**SET EXERCISE**
Restate each of the lines below word for word and drop every picture.

**RECORDED INFORMATION**
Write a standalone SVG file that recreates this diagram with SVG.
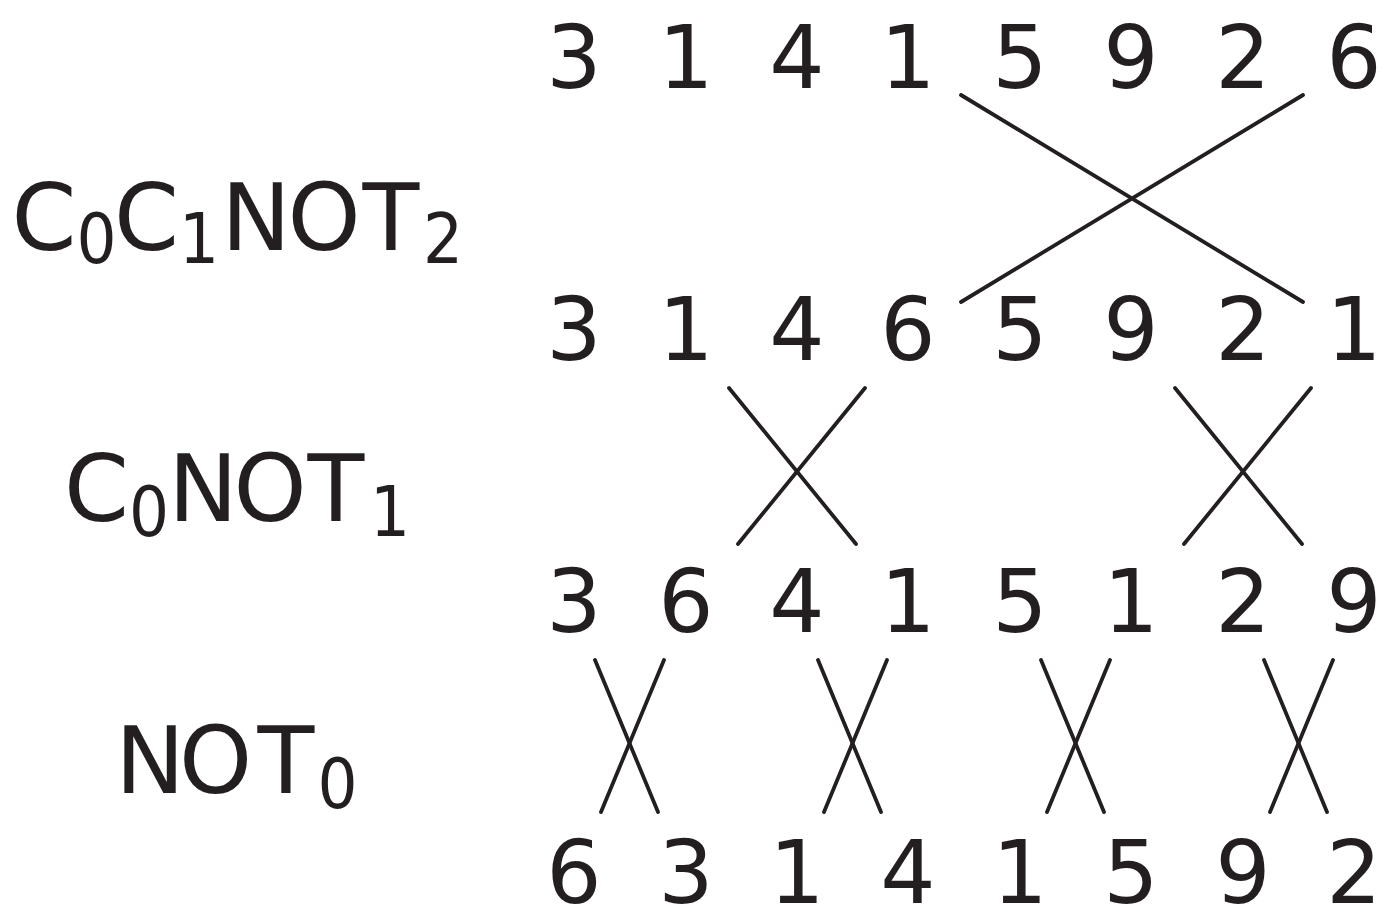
<svg xmlns="http://www.w3.org/2000/svg" width="1391" height="922" viewBox="0 0 1391 922">
<style>
.d{font-family:"DejaVu Sans","Liberation Sans",sans-serif;font-size:87px;fill:#231f20;text-anchor:middle}
.l{font-family:"DejaVu Sans","Liberation Sans",sans-serif;font-size:93px;fill:#231f20;text-anchor:middle}
.s{font-family:"DejaVu Sans Condensed","DejaVu Sans","Liberation Sans",sans-serif;font-size:70px}
line{stroke:#231f20;stroke-width:3.8;stroke-linecap:round}
</style>
<rect width="1391" height="922" fill="#fff"/>
<g id="labels">
<text id="lab1" class="l" y="250"><tspan x="44">C</tspan><tspan class="s" x="96.5" y="263">0</tspan><tspan x="146.5" y="250">C</tspan><tspan class="s" x="199" y="263">1</tspan><tspan x="256" y="250">N</tspan><tspan x="324" y="250">O</tspan><tspan x="391" y="250">T</tspan><tspan class="s" x="443" y="263">2</tspan></text>
<text id="lab2" class="l" y="521"><tspan x="96.5">C</tspan><tspan class="s" x="149" y="536">0</tspan><tspan x="203" y="521">N</tspan><tspan x="270" y="521">O</tspan><tspan x="336" y="521">T</tspan><tspan class="s" x="390" y="536">1</tspan></text>
<text id="lab3" class="l" y="793"><tspan x="150">N</tspan><tspan x="215.5">O</tspan><tspan x="286">T</tspan><tspan class="s" x="337.5" y="808">0</tspan></text>
</g>
<g id="row1" class="d">
<text x="574" y="88">3</text><text x="686" y="88">1</text><text x="797" y="88">4</text><text x="908" y="88">1</text><text x="1020" y="88">5</text><text x="1131" y="88">9</text><text x="1243" y="88">2</text><text x="1354" y="88">6</text>
</g>
<g id="row2" class="d">
<text x="574" y="360">3</text><text x="686" y="360">1</text><text x="797" y="360">4</text><text x="908" y="360">6</text><text x="1020" y="360">5</text><text x="1131" y="360">9</text><text x="1243" y="360">2</text><text x="1354" y="360">1</text>
</g>
<g id="row3" class="d">
<text x="574" y="632">3</text><text x="686" y="632">6</text><text x="797" y="632">4</text><text x="908" y="632">1</text><text x="1020" y="632">5</text><text x="1131" y="632">1</text><text x="1243" y="632">2</text><text x="1354" y="632">9</text>
</g>
<g id="row4" class="d">
<text x="574" y="903">6</text><text x="686" y="903">3</text><text x="797" y="903">1</text><text x="908" y="903">4</text><text x="1020" y="903">1</text><text x="1131" y="903">5</text><text x="1243" y="903">9</text><text x="1354" y="903">2</text>
</g>
<g id="connectors">
<line x1="961" y1="95" x2="1303" y2="302"/>
<line x1="1303" y1="95" x2="961" y2="302"/>
<line x1="729" y1="388" x2="856" y2="544"/>
<line x1="865" y1="388" x2="738" y2="544"/>
<line x1="1175" y1="388" x2="1302" y2="544"/>
<line x1="1311" y1="388" x2="1184" y2="544"/>
<line x1="595" y1="660" x2="658" y2="812"/>
<line x1="664" y1="660" x2="601" y2="812"/>
<line x1="818" y1="660" x2="881" y2="812"/>
<line x1="887" y1="660" x2="824" y2="812"/>
<line x1="1041" y1="660" x2="1104" y2="812"/>
<line x1="1110" y1="660" x2="1047" y2="812"/>
<line x1="1264" y1="660" x2="1327" y2="812"/>
<line x1="1333" y1="660" x2="1270" y2="812"/>
</g>
</svg>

**SOLUTION TO THE EXERCISE**
Write a standalone SVG file that recreates this diagram with SVG.
<svg xmlns="http://www.w3.org/2000/svg" width="1391" height="922" viewBox="0 0 1391 922">
<style>
.d{font-family:"DejaVu Sans","Liberation Sans",sans-serif;font-size:87px;fill:#231f20;text-anchor:middle}
.l{font-family:"DejaVu Sans","Liberation Sans",sans-serif;font-size:93px;fill:#231f20;text-anchor:middle}
.s{font-family:"DejaVu Sans Condensed","DejaVu Sans","Liberation Sans",sans-serif;font-size:70px}
line{stroke:#231f20;stroke-width:3.8;stroke-linecap:round}
</style>
<rect width="1391" height="922" fill="#fff"/>
<g id="labels">
<text id="lab1" class="l" y="250"><tspan x="44">C</tspan><tspan class="s" x="96.5" y="263">0</tspan><tspan x="146.5" y="250">C</tspan><tspan class="s" x="199" y="263">1</tspan><tspan x="256" y="250">N</tspan><tspan x="324" y="250">O</tspan><tspan x="391" y="250">T</tspan><tspan class="s" x="443" y="263">2</tspan></text>
<text id="lab2" class="l" y="521"><tspan x="96.5">C</tspan><tspan class="s" x="149" y="536">0</tspan><tspan x="203" y="521">N</tspan><tspan x="270" y="521">O</tspan><tspan x="336" y="521">T</tspan><tspan class="s" x="390" y="536">1</tspan></text>
<text id="lab3" class="l" y="793"><tspan x="150">N</tspan><tspan x="215.5">O</tspan><tspan x="286">T</tspan><tspan class="s" x="337.5" y="808">0</tspan></text>
</g>
<g id="row1" class="d">
<text x="574" y="88">3</text><text x="686" y="88">1</text><text x="797" y="88">4</text><text x="908" y="88">1</text><text x="1020" y="88">5</text><text x="1131" y="88">9</text><text x="1243" y="88">2</text><text x="1354" y="88">6</text>
</g>
<g id="row2" class="d">
<text x="574" y="360">3</text><text x="686" y="360">1</text><text x="797" y="360">4</text><text x="908" y="360">6</text><text x="1020" y="360">5</text><text x="1131" y="360">9</text><text x="1243" y="360">2</text><text x="1354" y="360">1</text>
</g>
<g id="row3" class="d">
<text x="574" y="632">3</text><text x="686" y="632">6</text><text x="797" y="632">4</text><text x="908" y="632">1</text><text x="1020" y="632">5</text><text x="1131" y="632">1</text><text x="1243" y="632">2</text><text x="1354" y="632">9</text>
</g>
<g id="row4" class="d">
<text x="574" y="903">6</text><text x="686" y="903">3</text><text x="797" y="903">1</text><text x="908" y="903">4</text><text x="1020" y="903">1</text><text x="1131" y="903">5</text><text x="1243" y="903">9</text><text x="1354" y="903">2</text>
</g>
<g id="connectors">
<line x1="961" y1="95" x2="1303" y2="302"/>
<line x1="1303" y1="95" x2="961" y2="302"/>
<line x1="729" y1="388" x2="856" y2="544"/>
<line x1="865" y1="388" x2="738" y2="544"/>
<line x1="1175" y1="388" x2="1302" y2="544"/>
<line x1="1311" y1="388" x2="1184" y2="544"/>
<line x1="595" y1="660" x2="658" y2="812"/>
<line x1="664" y1="660" x2="601" y2="812"/>
<line x1="818" y1="660" x2="881" y2="812"/>
<line x1="887" y1="660" x2="824" y2="812"/>
<line x1="1041" y1="660" x2="1104" y2="812"/>
<line x1="1110" y1="660" x2="1047" y2="812"/>
<line x1="1264" y1="660" x2="1327" y2="812"/>
<line x1="1333" y1="660" x2="1270" y2="812"/>
</g>
</svg>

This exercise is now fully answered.